Снова зазвонил телефон.
Он стал нащупывать трубку. Который час? Он взглянул на часы. Два пятнадцать ночи. Что такое? Наверное, кто-то умер или попал в аварию.
– Говорит отец Маккларен, – пробормотал он, включая свет и замечая, что держит трубку вверх ногами. Он быстро перевернул ее и вытер лицо свободной рукой.
– Прости меня, отец, ибо я согрешил.
Голос был мужским. Шепот.
– Что? – Кто-то хочет исповедоваться? В такое время? Или, может, это телефонное хулиганство. Дети балуются. Такое раньше случалось. Он заморгал, пытаясь прогнать из сознания остатки своего яркого сна.
– Сегодня ночью я унес жизнь, – снова произнес дребезжащий голос.
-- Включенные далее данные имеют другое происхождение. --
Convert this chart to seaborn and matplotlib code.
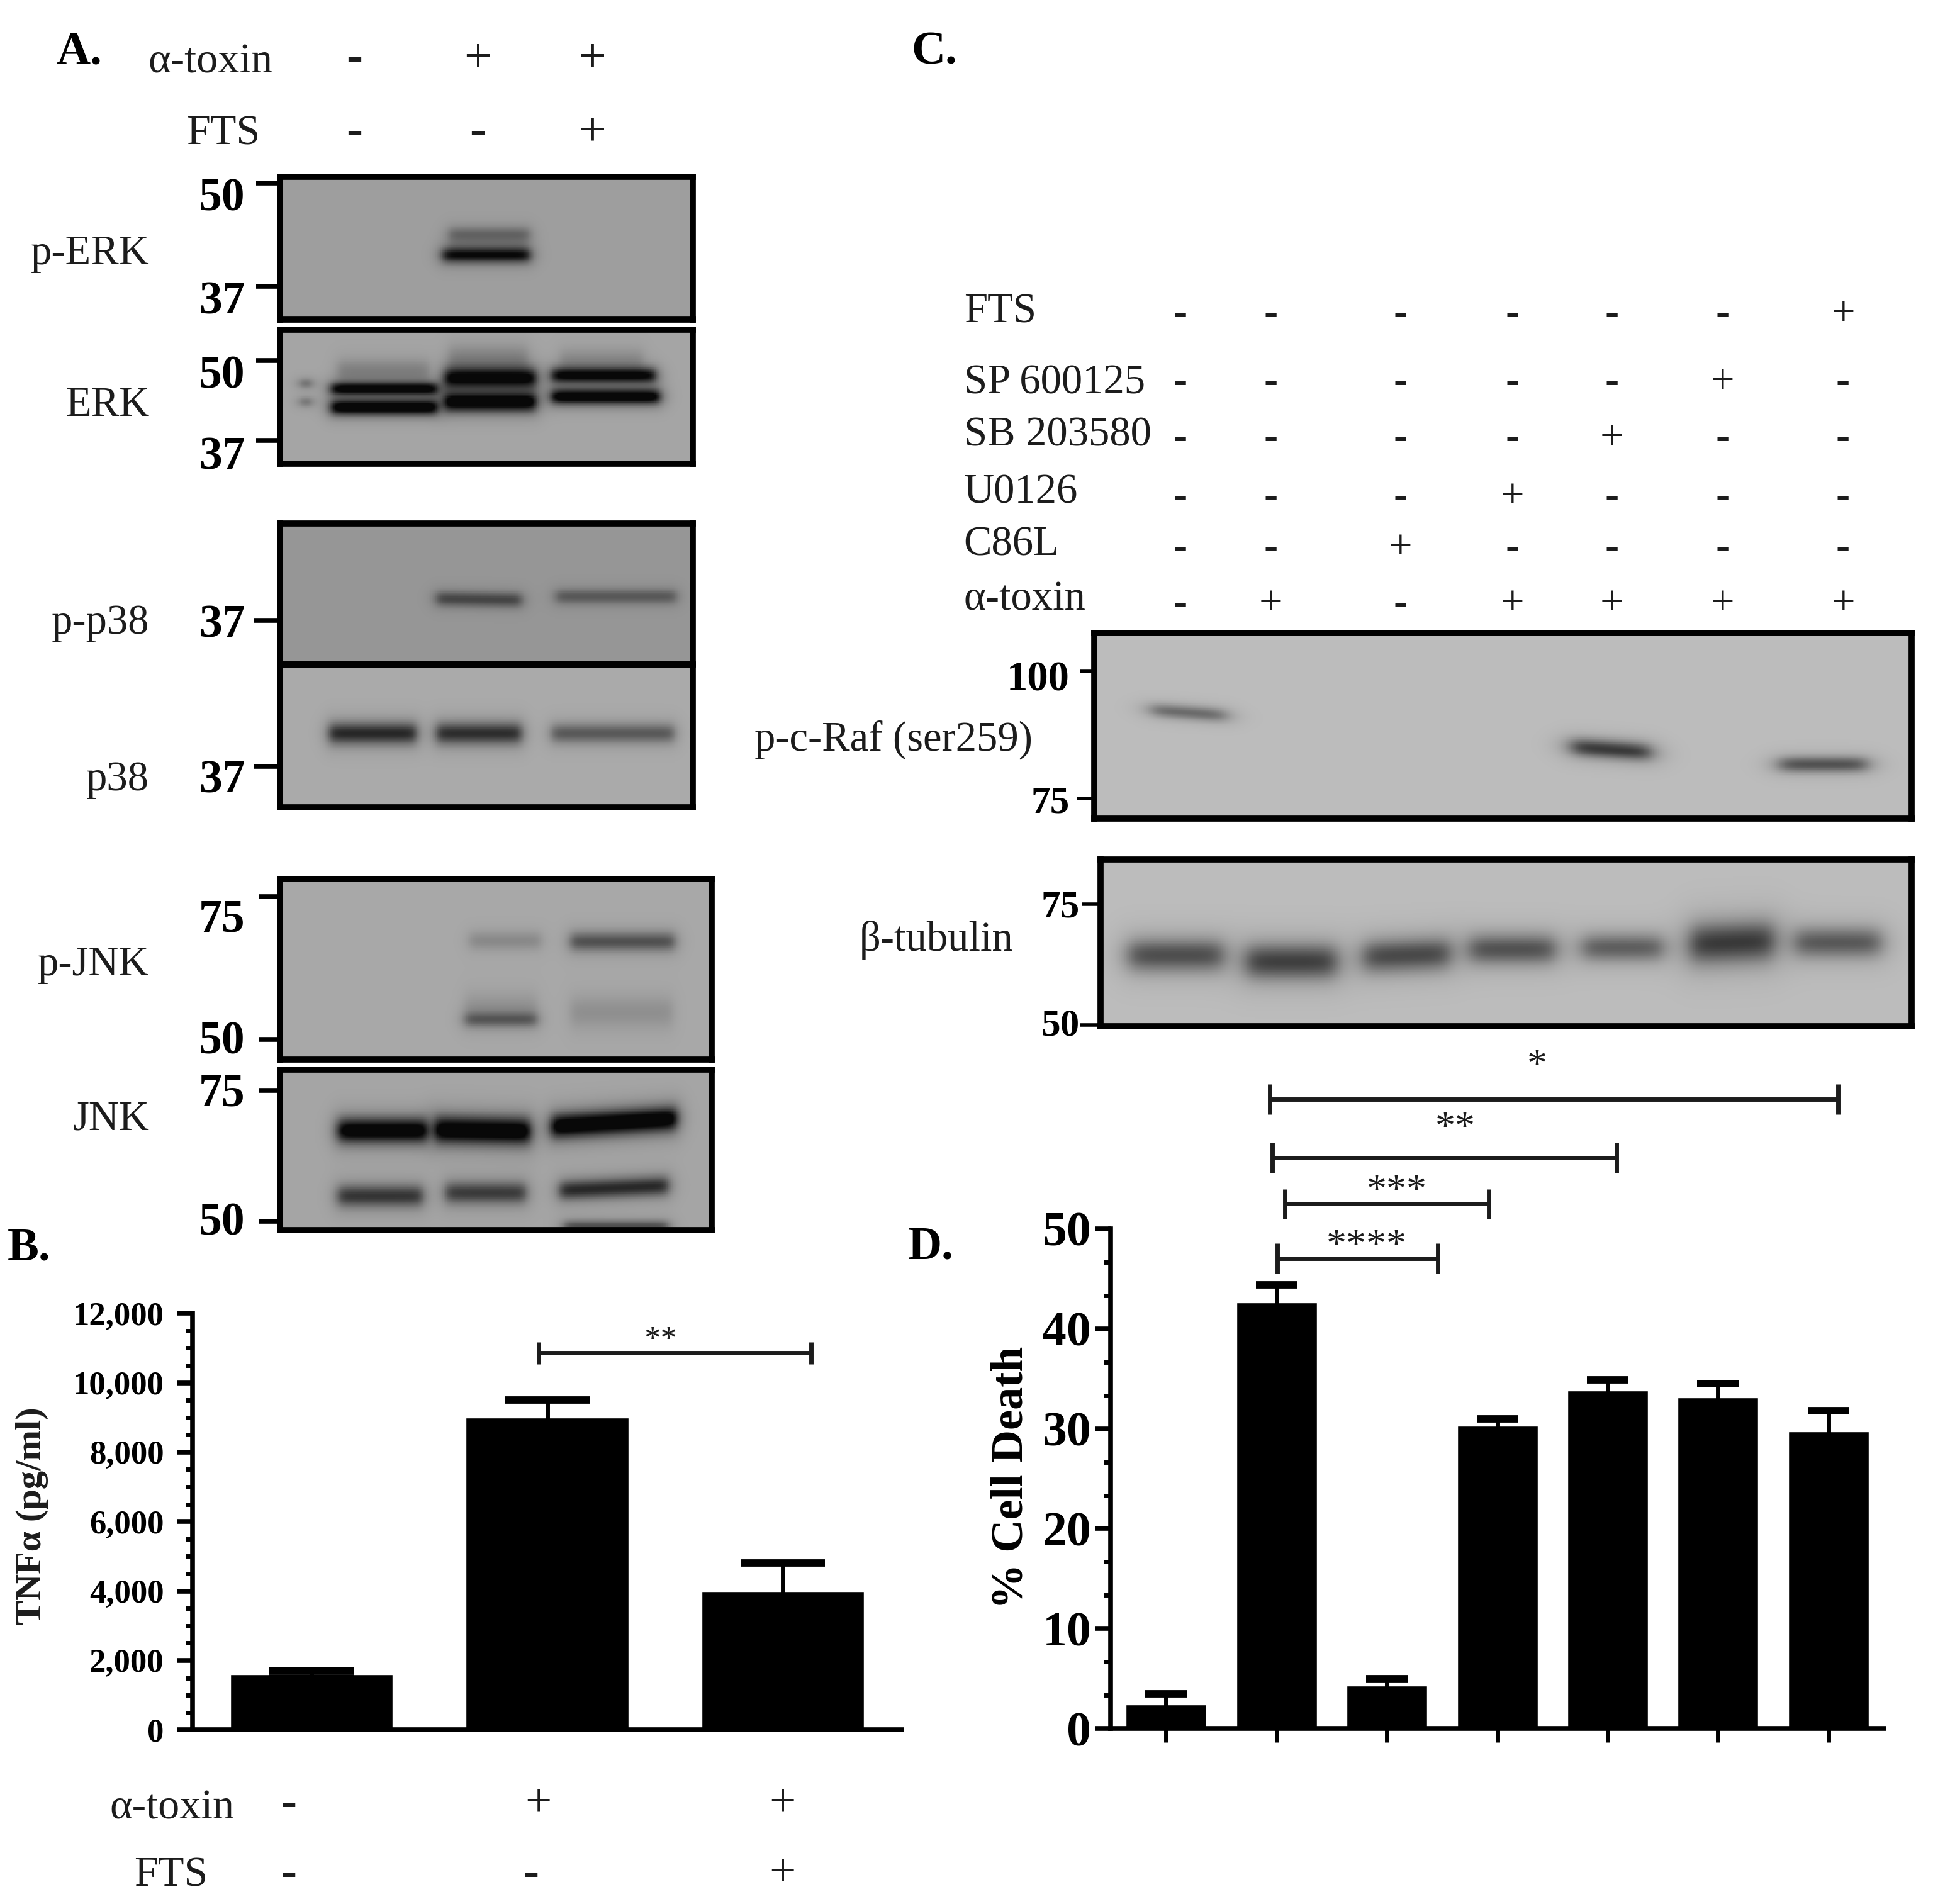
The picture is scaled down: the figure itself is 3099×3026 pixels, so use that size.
import numpy as np
import matplotlib.pyplot as plt
from matplotlib.ticker import AutoMinorLocator
import seaborn as sns

# panel B values
tnf_groups = ["ctrl", "toxin", "toxin+FTS"]
tnf_mean = [1600, 9000, 4000]
tnf_err = [100, 500, 800]
tnf_ticks = [0, 2000, 4000, 6000, 8000, 10000, 12000]
tnf_ticklabels = ["0", "2,000", "4,000", "6,000", "8,000", "10,000", "12,000"]

# panel D values
death_groups = ["ctrl", "toxin", "C86L", "U0126", "SB", "SP", "FTS"]
death_mean = [2.4, 42.6, 4.3, 30.3, 33.8, 33.1, 29.7]
death_err = [1.1, 1.8, 0.7, 0.7, 1.1, 1.4, 2.1]
death_ticks = [0, 10, 20, 30, 40, 50]

# blots: gray background, then bands as % of panel (start, end, row, half thickness, darkness, tilt)
perk_bg = 158
perk_bands = [(39.5, 60.5, 55, 3.5, 115, 0), (41, 60.5, 40, 3.5, 38, 0), (41, 60, 47, 5, 18, 0)]
erk_bg = 165
erk_bands = [(12.5, 38, 44, 3.2, 135, 0), (12.5, 38, 58, 3.8, 150, 0), (40, 62, 36, 5, 135, 0),
             (40, 62, 54, 4.8, 150, 0), (66, 91, 34, 3.8, 130, 0), (66, 92, 50, 3.8, 150, 0),
             (5, 7.5, 40, 2.5, 50, 0), (5, 7.5, 54, 2.5, 45, 0), (14, 36, 31, 6, 30, 0),
             (41, 60, 22, 7, 28, 0), (68, 88, 23, 6, 22, 0)]
pp38_bg = 150
pp38_bands = [(38, 58.5, 54, 3.5, 65, 1), (67, 96, 52, 3.5, 50, 0)]
p38_bg = 170
p38_bands = [(12, 33, 48, 5, 105, 0), (38, 58.5, 48, 5, 100, 0), (66, 95.5, 48, 4.5, 65, 0)]
pjnk_bg = 168
pjnk_bands = [(44, 60.5, 34, 3.5, 25, 0), (67.5, 91.5, 34.5, 3.5, 70, 0), (43, 59.5, 78, 2.8, 55, 0),
              (43, 59.5, 72, 6, 18, 0), (67.5, 91, 74, 6, 20, 0)]
jnk_bg = 165
jnk_bands = [(13.5, 34, 38, 5, 150, 0), (36, 58, 38, 5.5, 155, 1), (63, 92, 33, 5, 155, -5),
             (13.5, 33, 79, 4.5, 90, 0), (38.5, 57, 77, 4.5, 85, 0), (65, 90, 74, 4, 100, -3),
             (66, 90, 98, 2.5, 70, 0)]
raf_bg = 188
raf_bands = [(7, 16, 43, 2.5, 65, 3), (58.5, 68, 63, 3.2, 105, 3), (84, 94.5, 71, 2.8, 85, 0)]
tub_bg = 188
tub_bands = [(3.5, 15, 57.6, 6.5, 88, 0), (18, 29, 61.5, 7, 100, 0), (32.5, 43, 57.6, 6.5, 92, -2),
             (45.6, 56, 54, 6, 85, 0), (59.5, 69.3, 53, 5.5, 75, 0), (72.8, 83, 50, 8, 105, -2),
             (85.8, 96.2, 50, 6, 80, 0)]

# condition tables
a_rows = ["α-toxin", "FTS"]
a_signs = [["-", "+", "+"], ["-", "-", "+"]]
c_rows = ["FTS", "SP 600125", "SB 203580", "U0126", "C86L", "α-toxin"]
c_signs = [["-", "-", "-", "-", "-", "-", "+"],
           ["-", "-", "-", "-", "-", "+", "-"],
           ["-", "-", "-", "-", "+", "-", "-"],
           ["-", "-", "-", "+", "-", "-", "-"],
           ["-", "-", "+", "-", "-", "-", "-"],
           ["-", "+", "-", "+", "+", "+", "+"]]

REF_W, REF_H = 1568.0, 1531.0
SERIF = "Liberation Serif"
INK = "#1c1c1c"

sns.set_theme(style="ticks")
plt.rcParams["font.family"] = [SERIF, "DejaVu Serif"]

fig = plt.figure(figsize=(30.99, 30.26), dpi=100, facecolor="white")


def box(x0, x1, y0, y1):
    """Axes rect from reference coordinates (y down)."""
    return [x0 / REF_W, 1 - y1 / REF_H, (x1 - x0) / REF_W, (y1 - y0) / REF_H]


def blot_matrix(bg, bands, nx, ny):
    xx, yy = np.meshgrid(np.linspace(0, 100, nx), np.linspace(0, 100, ny))
    dark = np.zeros_like(xx)
    for x0, x1, row, thick, depth, tilt in bands:
        thick = thick * 1.45
        mid = (x0 + x1) / 2
        centre = row + tilt * (xx - mid) / (x1 - x0)
        across = 0.5 * (np.tanh((xx - x0) / 1.3) - np.tanh((xx - x1) / 1.3))
        core = np.exp(-(((yy - centre) / thick) ** 2))
        halo = 0.5 * (np.tanh((xx - x0 + 1.5) / 2.0) - np.tanh((xx - x1 - 1.5) / 2.0))
        halo = halo * np.exp(-(((yy - centre) / (thick * 1.8)) ** 2))
        dark += depth * across * core + 0.25 * depth * halo
    return np.clip(bg - dark, 8, 255)


def draw_blot(bg, bands, x0, x1, y0, y1, lw=7):
    ax = fig.add_axes(box(x0, x1, y0, y1))
    nx, ny = int((x1 - x0) * 1.5), int((y1 - y0) * 1.5)
    sns.heatmap(blot_matrix(bg, bands, nx, ny), ax=ax, cmap="gray", vmin=0, vmax=255,
                cbar=False, xticklabels=False, yticklabels=False, rasterized=True)
    for spine in ax.spines.values():
        spine.set_visible(True)
        spine.set_color("black")
        spine.set_linewidth(lw)
    return ax


draw_blot(perk_bg, perk_bands, 225, 557, 142, 257)
draw_blot(erk_bg, erk_bands, 225, 557, 265, 373)
draw_blot(pp38_bg, pp38_bands, 225, 557, 421, 534)
draw_blot(p38_bg, p38_bands, 225, 557, 535, 649)
draw_blot(pjnk_bg, pjnk_bands, 225, 572, 707, 852)
draw_blot(jnk_bg, jnk_bands, 225, 572, 860, 989)
draw_blot(raf_bg, raf_bands, 880, 1537, 509, 658)
draw_blot(tub_bg, tub_bands, 885, 1537, 691, 825)


def bar_panel(rect, groups, means, errs, width, cap, ylim, ticks, labels, minor, tick_size, pad):
    ax = fig.add_axes(rect, facecolor="none")
    sns.barplot(x=groups, y=means, color="black", saturation=1, width=width,
                errorbar=None, ax=ax)
    ax.errorbar(range(len(groups)), means, yerr=errs, fmt="none", ecolor="black",
                elinewidth=5, capsize=cap, capthick=8.5)
    ax.set_xlim(-0.505, len(groups) - 0.495)
    ax.set_ylim(*ylim)
    ax.set_yticks(ticks)
    ax.set_yticklabels(labels, fontsize=tick_size, fontweight="bold", color="black")
    ax.yaxis.set_minor_locator(AutoMinorLocator(minor))
    ax.tick_params(axis="y", which="major", length=17, width=5.5, pad=pad, color="black")
    ax.tick_params(axis="y", which="minor", length=8, width=5, color="black")
    sns.despine(ax=ax)
    for side in ("left", "bottom"):
        ax.spines[side].set_linewidth(5.5)
        ax.spines[side].set_color("black")
    return ax


ax_b = bar_panel(box(155, 725, 1056, 1391), tnf_groups, tnf_mean, tnf_err, 0.69, 48,
                 (0, 12000), tnf_ticks, tnf_ticklabels, 4, 38, 16)
ax_b.set_xticks([])
ax_b.set_xlabel("")

ax_d = bar_panel(box(893, 1515, 988, 1390), death_groups, death_mean, death_err, 0.73, 24,
                 (0, 50), death_ticks, [str(t) for t in death_ticks], 3, 56, 5)
ax_d.set_xticks(range(len(death_groups)))
ax_d.set_xticklabels([])
ax_d.tick_params(axis="x", length=16, width=5, color="black")
ax_d.set_xlabel("")

# everything annotated sits on one overlay in reference coordinates
ov = fig.add_axes([0, 0, 1, 1], facecolor="none")
ov.set_xlim(0, REF_W)
ov.set_ylim(REF_H, 0)
ov.axis("off")


def say(x, y, s, size=47, ha="left", weight="normal", color=INK, **kw):
    ov.text(x, y + 3, s, fontsize=size, ha=ha, va="center", fontweight=weight, color=color, **kw)


for x, y, s in [(45, 39, "A."), (6, 1001, "B."), (733, 39, "C."), (730, 1000, "D.")]:
    say(x, y, s, size=54, weight="bold", color="black")

# panel A conditions
for x, y, s in [(119, 47, a_rows[0]), (150, 105, a_rows[1])]:
    say(x, y, s, size=49)
for y, row in zip([45, 104], a_signs):
    for x, s in zip([285, 384, 476], row):
        say(x, y, s, size=56, ha="center", weight="bold" if s == "-" else "normal")

# blot names
for y, s in [(201, "p-ERK"), (323, "ERK"), (498, "p-p38"), (624, "p38"), (773, "p-JNK"), (897, "JNK")]:
    say(120, y, s, size=48, ha="right")

# size markers: (tick start, tick end, tick y, label y, label text)
mw_a = [(206, 224, 147, 157, "50"), (206, 224, 230, 240, "37"), (206, 224, 290, 300, "50"),
        (206, 224, 354, 365, "37"), (204, 224, 499, 500, "37"), (204, 224, 616, 625, "37"),
        (208, 224, 721, 737, "75"), (208, 224, 836, 835, "50"), (208, 224, 877, 877, "75"),
        (208, 224, 982, 981, "50")]
for x0, x1, ty, ly, s in mw_a:
    ov.plot([x0, x1], [ty, ty], color="black", lw=5.5, solid_capstyle="butt")
    say(197, ly, s, size=53, ha="right", weight="bold", color="black")

mw_c = [(868, 880, 540, 544, "100", 860, 48), (866, 880, 642, 643, "75", 860, 44),
        (870, 885, 727, 727, "75", 868, 44), (868, 885, 824, 822, "50", 868, 44)]
for x0, x1, ty, ly, s, rx, size in mw_c:
    ov.plot([x0, x1], [ty, ty], color="black", lw=4, solid_capstyle="butt")
    say(rx, ly, s, size=size, ha="right", weight="bold", color="black")

# panel C conditions
for y, s in zip([248, 305, 347, 393, 435, 479], c_rows):
    say(775, y, s, size=48)
for y, row in zip([250, 305, 350, 397, 438, 483], c_signs):
    for x, s in zip([949, 1022, 1126, 1216, 1296, 1385, 1482], row):
        say(x, y, s, size=48, ha="center", weight="bold" if s == "-" else "normal")
say(830, 592, "p-c-Raf (ser259)", size=48, ha="right")
say(815, 753, "β-tubulin", size=48, ha="right")

# panel B conditions
say(88, 1451, a_rows[0], size=49)
say(108, 1505, a_rows[1], size=49)
for y, xs, row in zip([1448, 1504], [[232, 433, 629], [232, 427, 629]], a_signs):
    for x, s in zip(xs, row):
        say(x, y, s, size=54, ha="center", weight="bold" if s == "-" else "normal")

# axis titles
say(26, 1216, "TNFα (pg/ml)", size=42, ha="center", weight="bold", rotation=90)
say(813, 1185, "% Cell Death", size=52, ha="center", weight="bold", color="black", rotation=90)

# significance brackets: left, right, y, half height, star x, star y, stars
brackets = [(1021, 1478, 884, 12, 1236, 855, "*"), (1023, 1300, 931, 12, 1170, 905, "**"),
            (1033, 1197, 968, 12, 1123, 956, "***"), (1027, 1156, 1012, 12, 1099, 1000, "****"),
            (433, 652, 1088, 9, 531, 1075, "**")]
for x0, x1, y, h, sx, sy, stars in brackets:
    ov.plot([x0, x1], [y, y], color=INK, lw=5, solid_capstyle="butt")
    ov.plot([x0, x0], [y - h, y + h], color=INK, lw=5, solid_capstyle="butt")
    ov.plot([x1, x1], [y - h, y + h], color=INK, lw=5, solid_capstyle="butt")
    say(sx, sy, stars, size=46 if sx > 600 else 38, ha="center")

fig.savefig("out.png", dpi=100, facecolor="white")
plt.close(fig)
– Что-что? – переспросил Джеймс, уверенный, что неправильно расслышал, и сел в постели.
– Ради бога. Во имя всевышнего. Благодаря мне вина грешницы была искуплена, и теперь она стала святой.
– Вы исповедуетесь мне? – спросил Джеймс. Пот на его теле внезапно стал холодным, потому что он понял, что человек на другом конце провода говорит серьезно. Совершенно серьезно. – Вы кого-то убили?
– Это мое единение с богом. Все это между вами, мной и господом, – объявил приглушенный голос, и Джеймс чуть не выронил трубку. По нему прокатилась волна озноба, холодного, как сердце сатаны.